One of the preferred forms of Surrealism is collage, not only because it can incorporate so many different materials, including the most banal, but also because this heterogeneity is equalized within the pictorial plane, negating the hierarchies of narrative and perspective, giving way to irrationality.
Something similar happens with digital technologies, through which any material can be reduced -- or let's say, translated -- to a mathematical function of ones and zeros. Images, sounds, poems, genetic sequences, operating instructions, shopping lists, et al., translated to their digital essence can become "raw material" to be indistinctly used and re-combined at will, giving way to the formal logic of digital culture: collage, hybrids, hypertext, links superstructure, the hologram in which every part contains the whole.
Going back to Jung, there are those who would like to see in this formal logic the archetypes and symbols that express the ultimate principles in nature: order within chaos, the infinite patterns of fractal geometry, the universal connection between all things, synchronicity. It is enough to read some of the statements of the gurus of virtual reality to see the prevalence of this kind of mystical interpretation.

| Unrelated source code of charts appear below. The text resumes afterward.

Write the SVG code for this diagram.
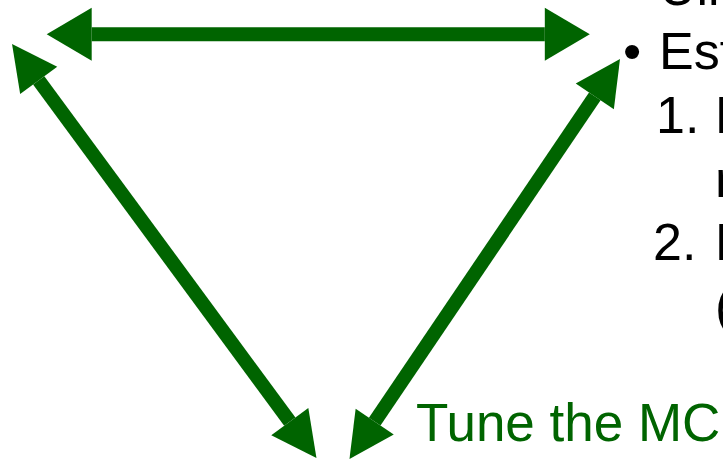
<svg xmlns="http://www.w3.org/2000/svg" width="723" height="459" viewBox="0 0 723 459">
  <style>
    .conn { stroke: #006400; stroke-width: 14; fill: none; }
    .txt { font-family: "Liberation Sans", Arial, sans-serif; font-size: 52px; fill: #000000; }
    .green { fill: #006400; font-size: 53px; }
  </style>
  <defs>
    <marker id="head" markerUnits="userSpaceOnUse" orient="auto-start-reverse" overflow="visible" markerWidth="45" markerHeight="46" refX="0" refY="0">
      <path d="M0,-23 L45,0 L0,23 Z" fill="#006400"/>
    </marker>
    <marker id="headW" markerUnits="userSpaceOnUse" orient="auto-start-reverse" overflow="visible" markerWidth="45" markerHeight="53" refX="0" refY="0">
      <path d="M0,-26.5 L45,0 L0,26.5 Z" fill="#006400"/>
    </marker>
  </defs>
  <rect width="723" height="459" fill="#ffffff"/>
  <g id="connectors">
    <line class="conn" x1="91.7" y1="34.3" x2="544.8" y2="34.3" marker-start="url(#headW)" marker-end="url(#headW)"/>
    <line class="conn" x1="38.7" y1="80.3" x2="289.8" y2="421.7" marker-start="url(#head)" marker-end="url(#head)"/>
    <line class="conn" x1="594.8" y1="96.3" x2="374.7" y2="421.7" marker-start="url(#head)" marker-end="url(#head)"/>
  </g>
  <g id="bullet-text">
    <text class="txt" x="659" y="5">Uli</text>
    <text class="txt" x="632" y="69" text-anchor="middle">•</text>
    <text class="txt" x="659" y="69">Est</text>
    <text class="txt" x="656" y="133">1.</text>
    <text class="txt" x="715" y="133">E</text>
    <text class="txt" x="715" y="197">n</text>
    <text class="txt" x="653" y="260">2.</text>
    <text class="txt" x="715" y="260">F</text>
    <text class="txt" x="715" y="324">(</text>
  </g>
  <g id="tune-label">
    <text class="txt green" x="416" y="441">Tune the MC</text>
  </g>
</svg>
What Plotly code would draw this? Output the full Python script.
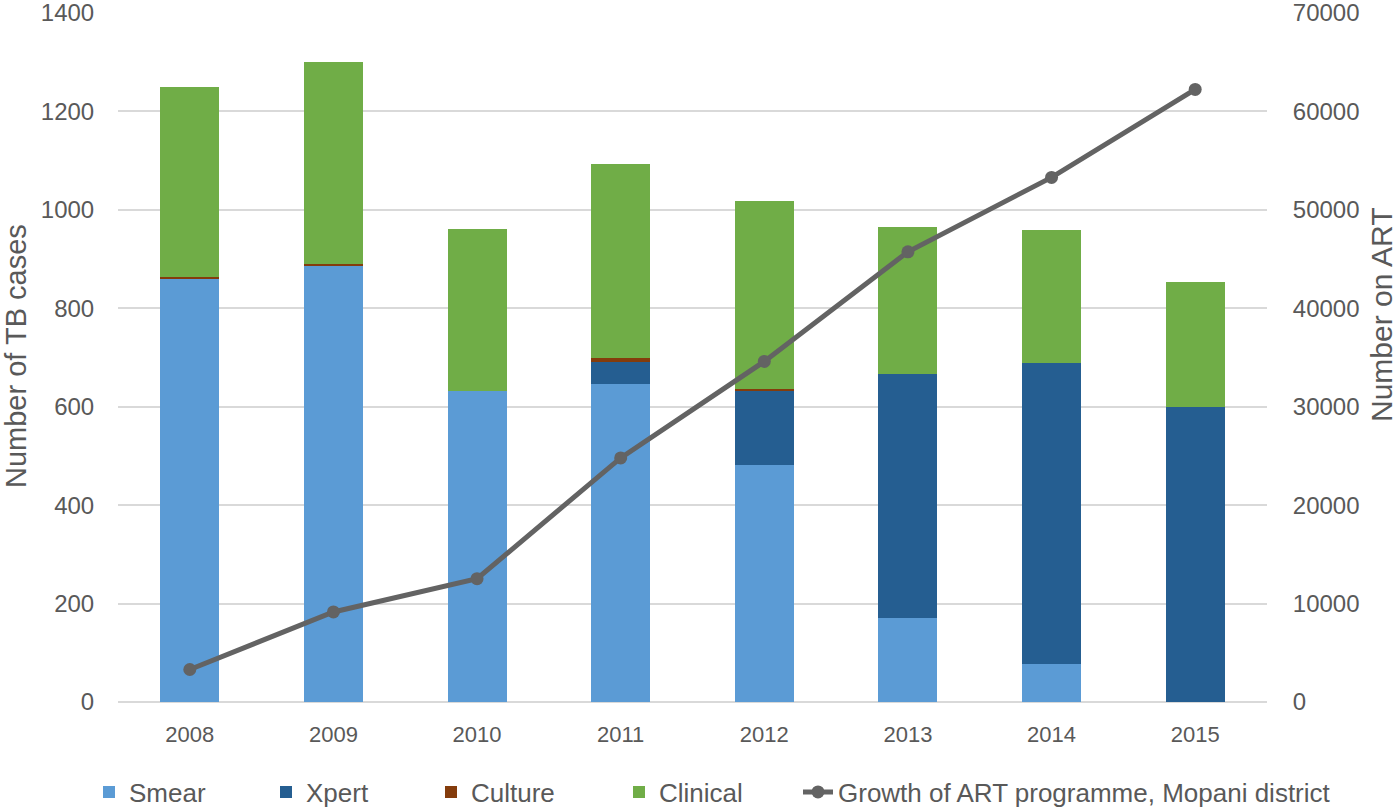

But this kind of reading actually hides the irrational, and it looks to us to be more than anything a commercial stratagem that wraps the new technologies in a sweet and attractive cover that does not inspire the fears and anxieties mentioned by Robbins in his article as fundamental in the relationship of humankind with technological progress. A lot more interesting as a peek into the depths of the Virtual Unconscious is the work of artists such as Julia Scher or the Dutch team Jodi.org, which submit the viewer to situations where we are confronted by technologies out of control or which subvert our expectations about the digital order. In many of Scher's surveillance installations there is a sweet electronic voice that recites the "system's inner monologue," full of doubts, insecurities, lost or misfiled data. OSS, an internet work by Jodi is nothing less than an attack to the operating system of the viewer's computer: it wreaks havoc on the screen in an enthropic panic, a storm of rogue icons takes over the desktop, windows multiply like flies, images open and close at their own will. If one tries frantically to click it off, the pace accelerates. Only restarting the computer brings back the lost order destroyed by this artistic virus.
Beyond art, the dark side of cyberspace includes the ever-present menace of increased surveillance, down to every one of our consumption habits, and our increased frustration at the mystery behind operating systems, software programs, and planned obsolescence. Also, the digital world lives under the constant threat of all kinds of sabotage: evil viruses that erase the information in hard-disks and hackers that steal credit card information. We could imagine that under the apparent control and power of the digital consciousness -- ruled overall by the rationality of corporate/technological systems -- there lurks a vulnerable and unpredictable unconscious, where, under the repression of the commercial super-ego, there are the teeming demons that threaten personal identity, privacy, and all that we are accustomed to define as "human."